If you look at the history of scientific experiments of this magnitude, it’s actually somewhat remarkable that the LHC has had as few setbacks as it has. OK, one magnet quenched and broke the thing, but the funding’s kept coming in, which is a much more common cause of death for experiments.

Some of the responses here sound like the argument is that the particle could somehow prevent the collider from being built, or something like that.

The sentence is a bit badly written, but to me it sounds more like “the particle could travel back in time and disrupt its own formation.” Which is exotic, but not as exotic as an entire particle collider going spoit! and vanishing.

No, it’s more like the universe is all one entity taken through all of time, and its geography in our location of the present is such as to guarantee some other properties of it in a different place (or time).

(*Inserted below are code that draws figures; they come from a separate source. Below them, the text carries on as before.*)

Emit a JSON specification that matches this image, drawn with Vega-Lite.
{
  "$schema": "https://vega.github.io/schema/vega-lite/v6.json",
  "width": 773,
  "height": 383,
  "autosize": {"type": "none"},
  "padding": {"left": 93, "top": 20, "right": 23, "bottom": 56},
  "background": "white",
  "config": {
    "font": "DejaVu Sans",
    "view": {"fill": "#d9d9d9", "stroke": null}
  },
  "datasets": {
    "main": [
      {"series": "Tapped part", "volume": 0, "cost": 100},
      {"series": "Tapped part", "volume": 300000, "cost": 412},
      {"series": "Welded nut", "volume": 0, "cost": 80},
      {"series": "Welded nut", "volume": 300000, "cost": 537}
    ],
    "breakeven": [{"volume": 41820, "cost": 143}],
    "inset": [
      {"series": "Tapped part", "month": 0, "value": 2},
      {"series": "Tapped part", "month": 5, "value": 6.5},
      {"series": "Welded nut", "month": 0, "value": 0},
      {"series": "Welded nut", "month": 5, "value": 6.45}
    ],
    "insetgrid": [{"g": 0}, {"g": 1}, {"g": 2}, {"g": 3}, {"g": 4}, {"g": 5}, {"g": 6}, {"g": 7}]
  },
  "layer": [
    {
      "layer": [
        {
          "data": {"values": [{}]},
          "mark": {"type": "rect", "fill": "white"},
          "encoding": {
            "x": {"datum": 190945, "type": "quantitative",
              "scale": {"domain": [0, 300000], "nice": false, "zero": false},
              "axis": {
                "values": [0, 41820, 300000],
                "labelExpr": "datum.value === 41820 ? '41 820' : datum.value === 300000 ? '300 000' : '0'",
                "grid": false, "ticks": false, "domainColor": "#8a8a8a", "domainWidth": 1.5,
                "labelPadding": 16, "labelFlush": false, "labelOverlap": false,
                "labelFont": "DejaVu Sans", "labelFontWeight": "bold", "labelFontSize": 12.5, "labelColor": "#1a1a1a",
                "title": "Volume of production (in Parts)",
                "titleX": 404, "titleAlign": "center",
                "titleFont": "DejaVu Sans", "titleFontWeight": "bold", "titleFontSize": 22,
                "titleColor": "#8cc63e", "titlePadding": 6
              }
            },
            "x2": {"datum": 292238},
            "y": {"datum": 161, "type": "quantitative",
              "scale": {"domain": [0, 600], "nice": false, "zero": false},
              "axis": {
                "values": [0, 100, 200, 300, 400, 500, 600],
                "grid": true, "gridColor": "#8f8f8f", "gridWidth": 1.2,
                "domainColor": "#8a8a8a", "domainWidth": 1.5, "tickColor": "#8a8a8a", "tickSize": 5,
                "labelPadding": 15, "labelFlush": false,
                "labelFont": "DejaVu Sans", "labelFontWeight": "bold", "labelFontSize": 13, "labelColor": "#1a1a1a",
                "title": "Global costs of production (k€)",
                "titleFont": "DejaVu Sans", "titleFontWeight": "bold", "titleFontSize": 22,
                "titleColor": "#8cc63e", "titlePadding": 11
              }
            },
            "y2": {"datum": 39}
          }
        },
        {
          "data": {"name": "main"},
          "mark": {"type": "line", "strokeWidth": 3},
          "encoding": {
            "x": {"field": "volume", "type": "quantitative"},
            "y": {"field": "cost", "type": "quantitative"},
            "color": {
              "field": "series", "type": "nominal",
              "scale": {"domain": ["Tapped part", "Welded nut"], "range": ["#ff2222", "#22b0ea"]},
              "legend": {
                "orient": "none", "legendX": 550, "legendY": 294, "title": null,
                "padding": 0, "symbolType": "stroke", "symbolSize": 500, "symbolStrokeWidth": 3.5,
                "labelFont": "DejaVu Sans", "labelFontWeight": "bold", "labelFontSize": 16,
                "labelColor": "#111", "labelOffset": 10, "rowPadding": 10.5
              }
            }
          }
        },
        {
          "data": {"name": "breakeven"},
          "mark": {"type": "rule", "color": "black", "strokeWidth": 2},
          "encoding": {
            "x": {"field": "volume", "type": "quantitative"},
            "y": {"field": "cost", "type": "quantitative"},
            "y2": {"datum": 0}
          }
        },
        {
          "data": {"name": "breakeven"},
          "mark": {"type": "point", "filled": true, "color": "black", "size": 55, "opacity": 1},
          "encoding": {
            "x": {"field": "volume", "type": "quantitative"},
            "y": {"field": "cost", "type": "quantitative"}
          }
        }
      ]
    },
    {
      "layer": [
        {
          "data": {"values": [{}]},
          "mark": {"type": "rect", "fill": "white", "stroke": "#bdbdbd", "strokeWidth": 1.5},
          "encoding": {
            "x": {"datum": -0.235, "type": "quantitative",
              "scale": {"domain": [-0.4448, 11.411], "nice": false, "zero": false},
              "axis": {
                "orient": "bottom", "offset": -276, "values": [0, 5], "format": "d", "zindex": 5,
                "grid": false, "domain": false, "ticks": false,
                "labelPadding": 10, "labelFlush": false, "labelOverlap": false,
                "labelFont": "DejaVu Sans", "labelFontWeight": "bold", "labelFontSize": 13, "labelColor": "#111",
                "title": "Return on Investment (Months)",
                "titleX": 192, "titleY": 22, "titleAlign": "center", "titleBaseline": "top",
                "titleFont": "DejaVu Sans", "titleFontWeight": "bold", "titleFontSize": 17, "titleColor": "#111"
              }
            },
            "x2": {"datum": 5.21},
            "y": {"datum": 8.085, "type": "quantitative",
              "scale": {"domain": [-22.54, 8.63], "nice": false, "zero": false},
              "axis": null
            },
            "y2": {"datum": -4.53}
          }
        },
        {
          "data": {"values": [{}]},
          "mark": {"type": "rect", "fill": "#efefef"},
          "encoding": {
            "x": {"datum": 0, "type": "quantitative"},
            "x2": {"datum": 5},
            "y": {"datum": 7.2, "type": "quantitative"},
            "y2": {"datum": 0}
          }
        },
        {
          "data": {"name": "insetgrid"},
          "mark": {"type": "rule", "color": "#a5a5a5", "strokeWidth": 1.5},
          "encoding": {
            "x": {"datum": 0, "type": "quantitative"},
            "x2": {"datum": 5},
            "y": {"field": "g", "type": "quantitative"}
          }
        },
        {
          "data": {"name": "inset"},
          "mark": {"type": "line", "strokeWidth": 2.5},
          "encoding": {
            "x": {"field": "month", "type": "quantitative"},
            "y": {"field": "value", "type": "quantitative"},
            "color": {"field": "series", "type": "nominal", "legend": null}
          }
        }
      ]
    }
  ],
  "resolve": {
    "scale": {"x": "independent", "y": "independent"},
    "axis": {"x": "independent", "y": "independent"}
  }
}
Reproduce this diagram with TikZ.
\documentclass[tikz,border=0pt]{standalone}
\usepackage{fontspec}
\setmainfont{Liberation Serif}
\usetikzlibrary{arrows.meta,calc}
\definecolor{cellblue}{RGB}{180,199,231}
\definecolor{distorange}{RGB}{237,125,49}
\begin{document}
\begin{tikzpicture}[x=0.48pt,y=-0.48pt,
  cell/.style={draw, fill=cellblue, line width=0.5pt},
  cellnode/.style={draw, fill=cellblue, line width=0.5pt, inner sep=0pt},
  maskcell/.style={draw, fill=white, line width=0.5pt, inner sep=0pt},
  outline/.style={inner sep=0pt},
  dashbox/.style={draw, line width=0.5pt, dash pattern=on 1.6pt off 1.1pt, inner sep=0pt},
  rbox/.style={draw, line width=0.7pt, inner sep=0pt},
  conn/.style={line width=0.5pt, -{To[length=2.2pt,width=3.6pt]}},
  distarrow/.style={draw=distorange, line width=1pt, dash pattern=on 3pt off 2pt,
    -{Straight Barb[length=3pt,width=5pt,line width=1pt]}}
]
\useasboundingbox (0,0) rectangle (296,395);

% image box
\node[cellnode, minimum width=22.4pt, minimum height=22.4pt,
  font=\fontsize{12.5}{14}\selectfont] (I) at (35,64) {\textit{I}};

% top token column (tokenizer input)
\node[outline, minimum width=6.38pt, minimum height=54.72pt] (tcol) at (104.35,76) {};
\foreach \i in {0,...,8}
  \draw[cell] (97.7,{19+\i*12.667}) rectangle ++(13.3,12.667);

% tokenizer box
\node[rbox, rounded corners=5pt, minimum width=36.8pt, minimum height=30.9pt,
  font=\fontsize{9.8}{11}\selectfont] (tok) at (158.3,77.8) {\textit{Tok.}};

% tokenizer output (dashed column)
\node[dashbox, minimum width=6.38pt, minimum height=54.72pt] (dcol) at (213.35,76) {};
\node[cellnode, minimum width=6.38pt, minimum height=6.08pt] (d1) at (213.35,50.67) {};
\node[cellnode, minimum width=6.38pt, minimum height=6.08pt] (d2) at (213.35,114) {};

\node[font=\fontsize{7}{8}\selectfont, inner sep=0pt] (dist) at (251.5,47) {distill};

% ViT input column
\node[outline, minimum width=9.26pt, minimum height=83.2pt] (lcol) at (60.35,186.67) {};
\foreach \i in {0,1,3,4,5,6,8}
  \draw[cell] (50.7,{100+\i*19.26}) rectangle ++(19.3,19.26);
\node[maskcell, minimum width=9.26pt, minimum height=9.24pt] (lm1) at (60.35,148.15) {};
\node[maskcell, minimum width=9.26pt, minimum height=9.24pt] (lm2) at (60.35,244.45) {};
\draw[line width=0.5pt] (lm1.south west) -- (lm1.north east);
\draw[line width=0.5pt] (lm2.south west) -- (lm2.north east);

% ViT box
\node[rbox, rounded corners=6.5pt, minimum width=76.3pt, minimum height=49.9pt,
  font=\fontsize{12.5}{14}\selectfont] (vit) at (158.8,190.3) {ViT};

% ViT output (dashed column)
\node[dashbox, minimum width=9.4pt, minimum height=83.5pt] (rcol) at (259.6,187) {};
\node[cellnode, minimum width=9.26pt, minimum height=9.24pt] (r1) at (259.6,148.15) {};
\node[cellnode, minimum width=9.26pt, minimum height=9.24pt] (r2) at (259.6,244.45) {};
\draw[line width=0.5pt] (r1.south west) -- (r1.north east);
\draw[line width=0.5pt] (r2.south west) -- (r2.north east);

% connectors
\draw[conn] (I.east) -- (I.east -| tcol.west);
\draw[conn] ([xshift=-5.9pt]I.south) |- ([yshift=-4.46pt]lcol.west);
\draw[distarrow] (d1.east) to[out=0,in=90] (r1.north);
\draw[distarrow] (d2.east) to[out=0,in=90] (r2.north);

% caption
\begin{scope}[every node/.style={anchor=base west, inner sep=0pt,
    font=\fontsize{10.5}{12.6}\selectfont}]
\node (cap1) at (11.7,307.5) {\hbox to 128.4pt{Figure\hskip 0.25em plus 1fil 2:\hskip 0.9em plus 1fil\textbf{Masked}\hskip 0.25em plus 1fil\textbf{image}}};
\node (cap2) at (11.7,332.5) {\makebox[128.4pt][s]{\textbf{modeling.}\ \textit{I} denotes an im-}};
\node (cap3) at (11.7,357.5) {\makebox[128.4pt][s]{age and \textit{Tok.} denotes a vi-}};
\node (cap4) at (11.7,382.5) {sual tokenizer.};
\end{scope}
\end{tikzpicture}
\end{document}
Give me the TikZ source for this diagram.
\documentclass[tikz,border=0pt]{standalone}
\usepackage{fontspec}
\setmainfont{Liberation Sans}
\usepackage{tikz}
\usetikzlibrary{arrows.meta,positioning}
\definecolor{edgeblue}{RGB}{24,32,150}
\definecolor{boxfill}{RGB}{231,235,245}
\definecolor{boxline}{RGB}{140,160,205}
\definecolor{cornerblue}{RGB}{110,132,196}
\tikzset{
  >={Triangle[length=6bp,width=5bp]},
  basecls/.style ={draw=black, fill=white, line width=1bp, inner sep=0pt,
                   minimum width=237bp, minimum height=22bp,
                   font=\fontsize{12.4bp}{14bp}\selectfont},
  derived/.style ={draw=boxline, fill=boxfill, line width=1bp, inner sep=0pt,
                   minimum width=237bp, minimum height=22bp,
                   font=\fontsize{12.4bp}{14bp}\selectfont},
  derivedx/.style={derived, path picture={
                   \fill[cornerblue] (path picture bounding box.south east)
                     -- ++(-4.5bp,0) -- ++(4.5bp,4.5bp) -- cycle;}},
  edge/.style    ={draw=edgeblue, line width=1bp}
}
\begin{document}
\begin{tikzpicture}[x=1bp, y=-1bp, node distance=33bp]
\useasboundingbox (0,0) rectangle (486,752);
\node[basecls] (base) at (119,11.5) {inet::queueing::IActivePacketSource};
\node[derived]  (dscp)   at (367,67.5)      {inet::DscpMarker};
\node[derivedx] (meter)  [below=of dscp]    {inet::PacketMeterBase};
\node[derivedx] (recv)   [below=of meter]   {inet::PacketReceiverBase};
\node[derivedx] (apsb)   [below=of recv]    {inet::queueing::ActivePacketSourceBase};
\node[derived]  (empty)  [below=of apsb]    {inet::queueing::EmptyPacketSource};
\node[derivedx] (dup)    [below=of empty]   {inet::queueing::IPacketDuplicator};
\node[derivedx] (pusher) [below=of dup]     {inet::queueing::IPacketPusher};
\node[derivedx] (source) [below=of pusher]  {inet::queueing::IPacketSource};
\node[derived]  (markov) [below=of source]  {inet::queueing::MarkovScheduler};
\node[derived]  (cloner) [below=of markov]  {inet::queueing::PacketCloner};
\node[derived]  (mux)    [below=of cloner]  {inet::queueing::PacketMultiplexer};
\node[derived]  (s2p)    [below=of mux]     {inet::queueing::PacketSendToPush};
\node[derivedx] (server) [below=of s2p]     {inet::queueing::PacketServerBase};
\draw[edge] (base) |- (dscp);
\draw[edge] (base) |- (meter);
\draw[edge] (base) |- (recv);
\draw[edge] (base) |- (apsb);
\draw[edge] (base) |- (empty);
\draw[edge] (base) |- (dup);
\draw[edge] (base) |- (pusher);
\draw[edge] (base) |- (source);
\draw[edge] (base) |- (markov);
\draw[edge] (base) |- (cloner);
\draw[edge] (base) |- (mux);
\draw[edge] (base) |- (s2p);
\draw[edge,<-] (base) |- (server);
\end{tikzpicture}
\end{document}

This is why their suggestion is “non-local.” Einstein hated non-locality, but it does exist in quantum mechanics. Just not necessarily in this way.

In 1971, Larry Niven suggested that, if time tavel and the possibility of changing the past do exist, the result will be that no working time machine will in fact be built. His reasoning is that (a) either a time machine will be built, or not. If not, Q.E.D. If so, then it will be taken into the past, and introduce random changes. Eventually, one effect of such changes will be to alter the properties of the universe in such a way to prohibit the construction of a functional time machine. Since the past has been changed to make time machines impossible, the machine will never be built. Q.E.D.

My completely non-scientific, non-expert viewpoint is that time simply doesn’t work like that; it just is, and there is absolutely nothing that can be done about it. I realize that I could be one of those “if man were meant to fly, he’d have wings” types here, but I just don’t think that time is a thing that is manipulatable (is that a word?).